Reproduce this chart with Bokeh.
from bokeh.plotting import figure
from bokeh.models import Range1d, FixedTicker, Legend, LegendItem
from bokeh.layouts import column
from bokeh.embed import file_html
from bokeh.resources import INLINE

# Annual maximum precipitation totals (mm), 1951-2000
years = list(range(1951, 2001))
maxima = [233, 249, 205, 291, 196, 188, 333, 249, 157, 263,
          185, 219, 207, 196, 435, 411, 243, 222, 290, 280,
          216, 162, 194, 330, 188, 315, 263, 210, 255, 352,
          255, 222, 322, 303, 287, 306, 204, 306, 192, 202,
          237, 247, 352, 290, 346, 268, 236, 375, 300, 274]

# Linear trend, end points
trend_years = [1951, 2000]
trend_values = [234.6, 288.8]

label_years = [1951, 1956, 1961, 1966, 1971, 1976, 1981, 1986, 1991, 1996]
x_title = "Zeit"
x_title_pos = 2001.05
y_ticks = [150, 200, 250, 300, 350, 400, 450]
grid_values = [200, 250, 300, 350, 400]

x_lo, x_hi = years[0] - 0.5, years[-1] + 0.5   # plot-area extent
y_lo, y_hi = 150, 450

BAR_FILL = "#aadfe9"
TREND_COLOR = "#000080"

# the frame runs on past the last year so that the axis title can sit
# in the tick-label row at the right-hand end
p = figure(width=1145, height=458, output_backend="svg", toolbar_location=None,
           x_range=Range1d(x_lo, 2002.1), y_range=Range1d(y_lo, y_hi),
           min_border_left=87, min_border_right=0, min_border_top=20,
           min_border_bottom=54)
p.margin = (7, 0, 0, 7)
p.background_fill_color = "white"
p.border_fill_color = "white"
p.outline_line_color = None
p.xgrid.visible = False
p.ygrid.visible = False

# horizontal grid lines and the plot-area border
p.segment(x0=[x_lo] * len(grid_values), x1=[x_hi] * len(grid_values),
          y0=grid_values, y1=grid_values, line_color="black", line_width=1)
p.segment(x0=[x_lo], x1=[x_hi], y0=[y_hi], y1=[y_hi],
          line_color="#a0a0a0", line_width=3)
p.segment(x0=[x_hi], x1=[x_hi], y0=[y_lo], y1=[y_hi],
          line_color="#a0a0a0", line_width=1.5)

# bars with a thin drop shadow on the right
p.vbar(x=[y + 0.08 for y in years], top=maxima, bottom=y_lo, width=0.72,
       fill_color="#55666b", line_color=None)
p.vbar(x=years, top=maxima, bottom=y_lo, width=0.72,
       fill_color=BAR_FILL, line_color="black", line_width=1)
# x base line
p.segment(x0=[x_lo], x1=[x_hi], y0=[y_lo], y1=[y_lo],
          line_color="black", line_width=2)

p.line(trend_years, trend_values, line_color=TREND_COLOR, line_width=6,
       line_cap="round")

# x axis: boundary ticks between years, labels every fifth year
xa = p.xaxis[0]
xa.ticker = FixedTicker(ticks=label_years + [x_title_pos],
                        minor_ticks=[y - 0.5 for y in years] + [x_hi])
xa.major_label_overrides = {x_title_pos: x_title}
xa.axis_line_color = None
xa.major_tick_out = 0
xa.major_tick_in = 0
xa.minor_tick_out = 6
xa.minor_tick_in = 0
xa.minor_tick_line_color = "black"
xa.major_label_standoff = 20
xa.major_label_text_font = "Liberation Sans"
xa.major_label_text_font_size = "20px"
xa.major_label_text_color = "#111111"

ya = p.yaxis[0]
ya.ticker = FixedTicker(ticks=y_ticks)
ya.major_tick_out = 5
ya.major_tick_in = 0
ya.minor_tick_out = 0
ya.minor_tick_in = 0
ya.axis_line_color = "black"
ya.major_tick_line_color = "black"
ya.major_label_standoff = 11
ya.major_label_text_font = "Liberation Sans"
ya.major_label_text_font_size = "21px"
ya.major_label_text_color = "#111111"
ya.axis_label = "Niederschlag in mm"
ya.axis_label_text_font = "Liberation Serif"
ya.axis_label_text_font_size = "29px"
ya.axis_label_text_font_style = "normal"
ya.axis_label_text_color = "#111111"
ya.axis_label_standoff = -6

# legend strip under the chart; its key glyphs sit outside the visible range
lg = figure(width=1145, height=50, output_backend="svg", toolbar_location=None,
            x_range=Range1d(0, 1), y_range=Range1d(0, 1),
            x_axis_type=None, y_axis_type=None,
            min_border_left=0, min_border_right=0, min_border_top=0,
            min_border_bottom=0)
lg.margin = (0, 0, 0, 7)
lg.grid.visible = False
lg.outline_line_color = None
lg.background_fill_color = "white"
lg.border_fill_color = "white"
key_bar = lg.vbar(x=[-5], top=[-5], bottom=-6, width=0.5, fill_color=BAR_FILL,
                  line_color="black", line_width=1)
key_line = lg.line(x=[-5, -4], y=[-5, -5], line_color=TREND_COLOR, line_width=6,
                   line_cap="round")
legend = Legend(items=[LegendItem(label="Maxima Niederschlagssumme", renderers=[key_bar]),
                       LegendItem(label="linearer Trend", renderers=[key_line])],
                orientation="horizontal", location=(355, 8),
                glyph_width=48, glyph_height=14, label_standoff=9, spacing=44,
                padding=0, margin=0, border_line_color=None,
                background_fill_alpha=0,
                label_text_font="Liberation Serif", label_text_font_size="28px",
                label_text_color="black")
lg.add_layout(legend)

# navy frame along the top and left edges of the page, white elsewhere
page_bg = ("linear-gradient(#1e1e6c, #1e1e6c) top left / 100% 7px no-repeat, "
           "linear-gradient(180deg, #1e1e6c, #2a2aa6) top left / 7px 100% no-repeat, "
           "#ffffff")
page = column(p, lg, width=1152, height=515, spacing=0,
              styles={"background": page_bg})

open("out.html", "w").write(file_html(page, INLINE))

----------

EXERCISE BRIEF -
Return the lines above precisely as they appear, beginning at the first line and ending at the line with "from bokeh.resources import INLINE", and nothing after it.

TASK OUTPUT -
Reproduce this chart with Bokeh.
from bokeh.plotting import figure
from bokeh.models import Range1d, FixedTicker, Legend, LegendItem
from bokeh.layouts import column
from bokeh.embed import file_html
from bokeh.resources import INLINE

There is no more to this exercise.